# Is the Zariski topology on a variety $V$ a maximal Noetherian topology?

Let $$K$$ be an algebraically closed field. By a variety $$V$$ definable over $$K$$, I mean a quasi-projective or an algebraic variety in sense of Weil. It is the set of points in an affine or a projective space over some bigger algebraically closed field $$L$$.

Now consider the Zariski topology $$\tau$$ on $$V$$ together with Krull dimension on closed sets. Is it possible to enrich this topology in the naive sense by adding new closed sets, so that the enriched topology $$\tau^\prime$$ is also a Noetherian topology?

In other words, is the Zariski topology on $$V$$ a maximal noetherian topology?

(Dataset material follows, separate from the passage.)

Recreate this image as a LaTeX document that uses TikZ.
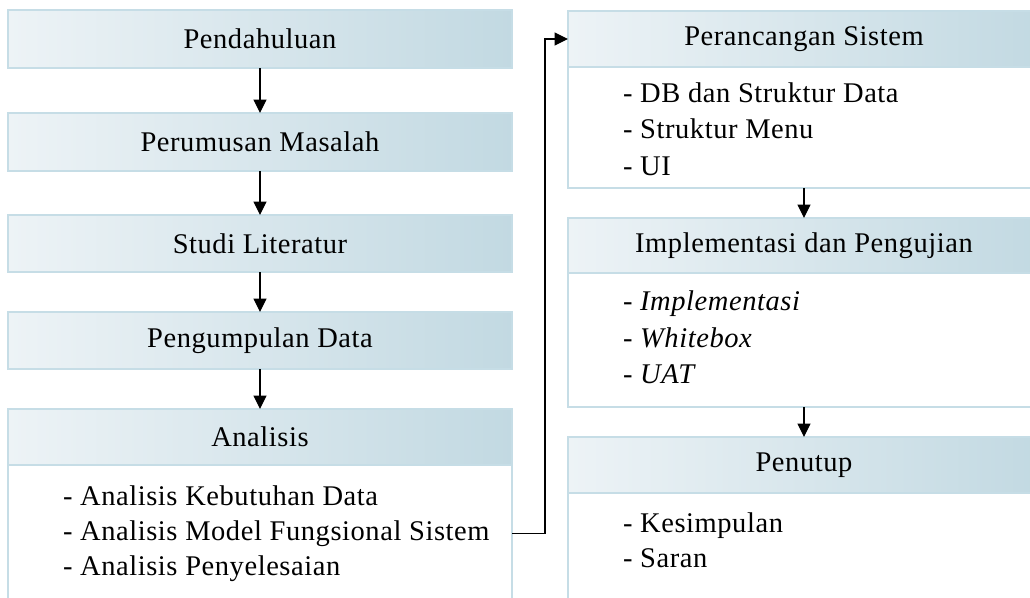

• What do you mean by "together with Krull dimension on closed sets"? – Eric Wofsey Nov 14 '18 at 21:30
• Actually it doesn't really add any more information. I was just emphasising the dimension on sets. If there's such an enrichment, I want it to come with a dimension that extends the original dimension. But that comes naturally, I think, with the noetherian topology. – ugur efem Nov 14 '18 at 21:34

Given any Noetherian topological space $$(X,\tau)$$, if you adjoin one more closed set $$C$$ the topology always remains Noetherian. That is, let $$\tau'$$ be the topology generated by $$\tau\cup\{X\setminus C\}$$; I claim $$\tau'$$ is Noetherian too. To simplify the argument, I will in fact enlarge $$\tau'$$ further to the topology $$\tau''$$ generated by $$\tau\cup\{C,X\setminus C\}$$. This topology $$\tau''$$ has a very simple description: it is just the disjoint union topology on $$X$$ when we decompose $$X$$ as $$C\coprod (X\setminus C)$$ and give both $$C$$ and $$X\setminus C$$ the subspace topology induced by $$\tau$$. But $$C$$ and $$X\setminus C$$ are both Noetherian in the subspace topology, and a disjoint union of finitely many Noetherian spaces is Noetherian, so $$\tau''$$ is Noetherian. Explicitly, given a descending sequence of $$\tau''$$-closed sets, their intersections with $$C$$ must eventually stabilize and their intersections with $$X\setminus C$$ must also eventually stabilize, so the entire sequence must eventually stabilize.